A spring meeting for the Southeastern Wisconsin Coastal Resilience Community of Practice was held in Cudahy, WI on May 2nd. Three guest speakers shared information on shoreline and bluff erosion processes as well as some possible steps and resources to address these issues. Professor David Mickelson from UW-Madison Geosciences spoke about Great Lakes bluff failure processes and shared recent pictures of bluffs in the region. Professor Mickelson emphasized that due to differences in how bluffs fail, some bluffs may not yet be experiencing noticeable effects at the top but erosion by waves at the bottom of the bluff may be actively destabilizing the slope, which can lead to eventual failure. Professor Chin Wu of UW-Madison Civil and Environmental Engineering discussed coastal erosion and shared some observations of the positive and negative effects of shore protection structures. Katie Sommers of Wisconsin Emergency Management spoke about hazard mitigation assistance programs and how these programs might be used to help address shoreline erosion issues.

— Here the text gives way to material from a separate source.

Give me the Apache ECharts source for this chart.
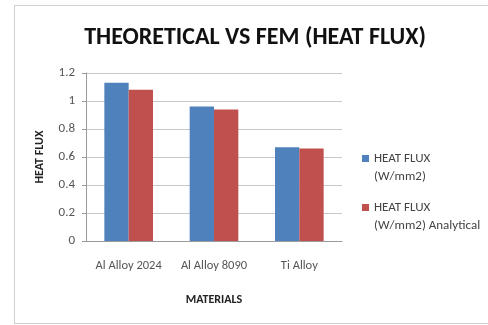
<!DOCTYPE html>
<html>
<head>
<meta charset="utf-8">
<script src="https://cdn.jsdelivr.net/npm/echarts@6/dist/echarts.min.js"></script>
<style>
  html, body { margin: 0; padding: 0; background: #fff; overflow: hidden; }
  #frame { position: absolute; left: 14px; top: 5px; width: 490px; height: 319px; border: 1px solid #d0d0d0; box-sizing: border-box; }
  #chart { position: absolute; left: 0; top: 0; width: 488px; height: 325px; }
</style>
</head>
<body>
<div id="frame"></div>
<div id="chart"></div>
<script>
// Heat flux per material: FEM result vs analytical value
const materials = ['Al Alloy 2024', 'Al Alloy 8090', 'Ti Alloy'];
const femFlux = [1.13, 0.96, 0.67];
const analyticalFlux = [1.08, 0.94, 0.66];
const seriesNames = ['HEAT FLUX\n(W/mm2)', 'HEAT FLUX\n(W/mm2) Analytical'];

const chart = echarts.init(document.getElementById('chart'), null, { renderer: 'canvas' });
const font = 'Carlito, "Open Sans", "Liberation Sans", sans-serif';

// legend swatch sits beside the first text line: square at top, empty space below
const swatch = 'path://M0,0h7v7h-7z M0,26h0.01v0.01h-0.01z';

chart.setOption({
  animation: false,
  title: {
    text: 'THEORETICAL VS FEM (HEAT FLUX)',
    left: 250, top: 21, textAlign: 'center',
    textStyle: { fontFamily: font, fontWeight: 'bold', fontSize: 24, color: '#111' }
  },
  grid: { left: 86, right: 146, top: 73, bottom: 84 },
  legend: {
    orient: 'vertical',
    left: 362, top: 150, padding: 0,
    itemWidth: 7, itemHeight: 26, itemGap: 13,
    icon: swatch,
    textStyle: { fontFamily: font, fontSize: 13, color: '#444', lineHeight: 18 },
    data: seriesNames
  },
  xAxis: {
    type: 'category',
    data: materials,
    name: 'MATERIALS',
    nameLocation: 'middle',
    nameGap: 53,
    nameTextStyle: { fontFamily: font, fontWeight: 'bold', fontSize: 12, color: '#222' },
    axisLine: { lineStyle: { color: '#9a9a9a' } },
    axisTick: { show: false },
    axisLabel: { fontFamily: font, fontSize: 12.5, color: '#555', margin: 18, interval: 0 }
  },
  yAxis: {
    type: 'value',
    min: 0, max: 1.2, interval: 0.2,
    name: 'HEAT FLUX',
    nameLocation: 'middle',
    nameGap: 40,
    nameRotate: 90,
    nameTextStyle: { fontFamily: font, fontWeight: 'bold', fontSize: 12, color: '#222' },
    axisLine: { show: true, lineStyle: { color: '#9a9a9a' } },
    axisTick: { show: true, length: 4, lineStyle: { color: '#9a9a9a' } },
    splitLine: { lineStyle: { color: '#c8c8c8' } },
    axisLabel: {
      fontFamily: font, fontSize: 13, color: '#555', margin: 11,
      formatter: v => String(Math.round(v * 10) / 10)
    }
  },
  series: [
    { name: seriesNames[0], type: 'bar', data: femFlux, barGap: '0%', barCategoryGap: '43%',
      itemStyle: { color: '#4F81BD' } },
    { name: seriesNames[1], type: 'bar', data: analyticalFlux,
      itemStyle: { color: '#C0504D' } }
  ]
});
</script>
</body>
</html>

After the meeting, professor Mickelson led a field trip to the nearby bluffs and beaches of Sheridan Park to explain the geology and erosion processes of the coast first-hand. The trip started at the top of the bluffs with a discussion the landscape and the effects of nearby coastal structures on the shoreline. The group then ventured down to the water, where professor Mickelson highlighted the geological composition of the bluffs laid down by glaciers, evident in the different layers of sediment that make up the bluffs. The effects of wave erosion were evident based on the steep slope at the base of the bluffs. A geologic story was also told by the beach, where we found some rocks that appeared to be transported all the way from Lake Superior and other “rocks” that were clearly weathered, old concrete. The field trip was also a great place for attendees to talk informally about their shoreline issues and share ideas about solutions.